How to create spam data?

My idea is here

  1. Create a mailbox on GMail
  2. Register your mail address at a fishy site
  3. Wait for spam mail

After a few days, perhaps you will receive spam mail to your mailbox. Then you can read all the mails and save them to a text file. Here is some sample code.

private static void CreateSpamDataFromMailbox()
{
    Console.WriteLine("Update spam data?press y");
    if (Console.ReadLine() != "y") { return; }

    MailMessage mg = null;
    List<MailMessage> spamList = new List<MailMessage>();
    StringBuilder sb = new StringBuilder(1024 * 32);

    using (Pop3Client cl = new Pop3Client("pop.gmail.com", 995, "", ""))
    {
        cl.Ssl = true;
        cl.AuthenticateMode = Pop3AuthenticateMode.Auto;
        var bl = cl.Authenticate();
        if (bl == true)
        {
            var l = cl.ExecuteList();
            for (int i = 0; i < l.Count && i < 100; i++)
            {
                mg = cl.GetMessage(l[i].MailIndex);
                sb.AppendLine(mg.BodyText);
                sb.AppendLine();
            }
        }
    }

    String fileName = "Spam.txt";
    if (File.Exists(fileName) == true)
    {
        File.Delete(fileName);
    }
    File.WriteAllText(fileName, sb.ToString());
}

How to create normal mail data?

My idea is to gather some from the Send Mail folder. If you create a mail application, probably your application has functionality to send mail. When send mail, you can save it to local disk or database. And create a service to gather data as normal mail data.

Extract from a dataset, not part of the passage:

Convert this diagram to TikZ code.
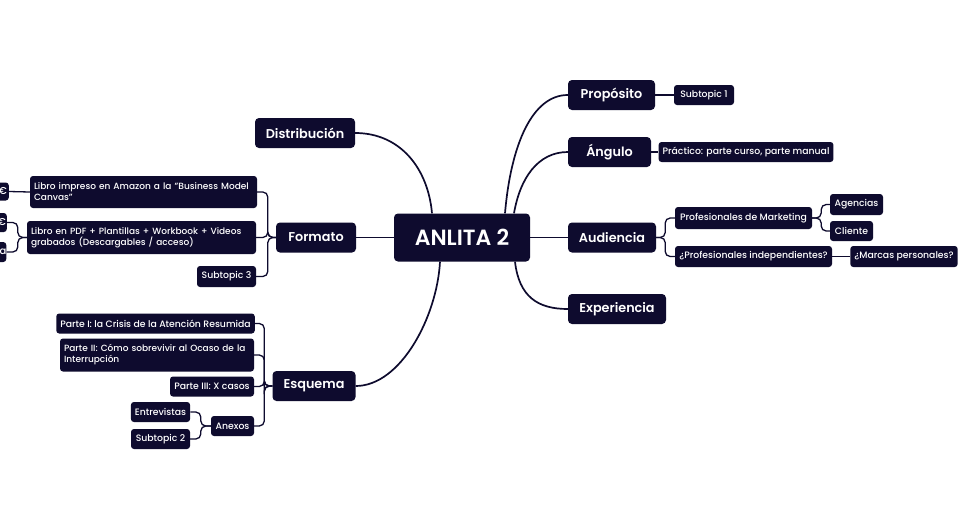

Advanced filter to find if the mail is about sports or not

Bayesian filter can filter if an article talks about sports or not. But how do we gather data about sports? My idea is to gather it from popular news sites. I will show you how to gather data from BBC.

To get sports data from BBC, this page is good: BBC Sports.

You can get the HTML of this page like shown below:

HttpClient cl = new HttpClient();
HttpRequestCommand cm = new HttpRequestCommand("http://www.bbc.co.uk/sport/0/");
cm.MethodName = HttpMethodName.Get;
String htmlText = cl.GetBodyText(cm);

This page includes very little  text about sports. The actual text is included in a sub page linked from the headlines.

Click "Cavendish targets gold with GB 'dream team'", and you can see this page:

This page includes actual text about sports.

HtmlAgilityPack

At first you must gather the URL list linked from headlines. How can we achieve it? I recommend HtmlAgilityPack that is a great library to parse HTML text.

You can get it from here: HtmlAgilityPack.

You can parse the URL list from BBC Sports top page with HtmlAgilityPack. The page image and HTML DOM is like below:

Here is code to get the URL list from this HTML. See the red square in the above image and the below sample code.

HttpClient cl = new HttpClient();
HttpRequestCommand cm = new HttpRequestCommand("http://www.bbc.co.uk/sport/0/");
cm.MethodName = HttpMethodName.Get;
String htmlText = cl.GetBodyText(cm);

HtmlDocument doc = new HtmlDocument();
doc.LoadHtml(htmlText);

HtmlNodeCollection nodes = 
  doc.DocumentNode.SelectNodes(@"//div[@class=""type-a-headline-list-1""]//li//a[@data-published]");

List<String> urlList = new List<string>();
foreach (HtmlNode node in nodes)
{
    urlList.Add(node.Attributes["href"].Value);
}

You can get the URL list by using the SelectNodes method.

HtmlNodeCollection nodes = doc.DocumentNode.SelectNodes(
    @"//div[@class=""type-a-headline-list-1""]//li//a[@data-published]");

See class=""type-a-headline-list-1 and a[@data-published]. HtmlAgilityPack parses HTML and filters div tag whose class attribute is "type-a-headline-list-1". Next, filter a tag that has a attribute "data-published" inside the div tag.

With this URL, you can get the HTML of the detail article.

Now you parse this page the same way. This page's HTML DOM is shown here.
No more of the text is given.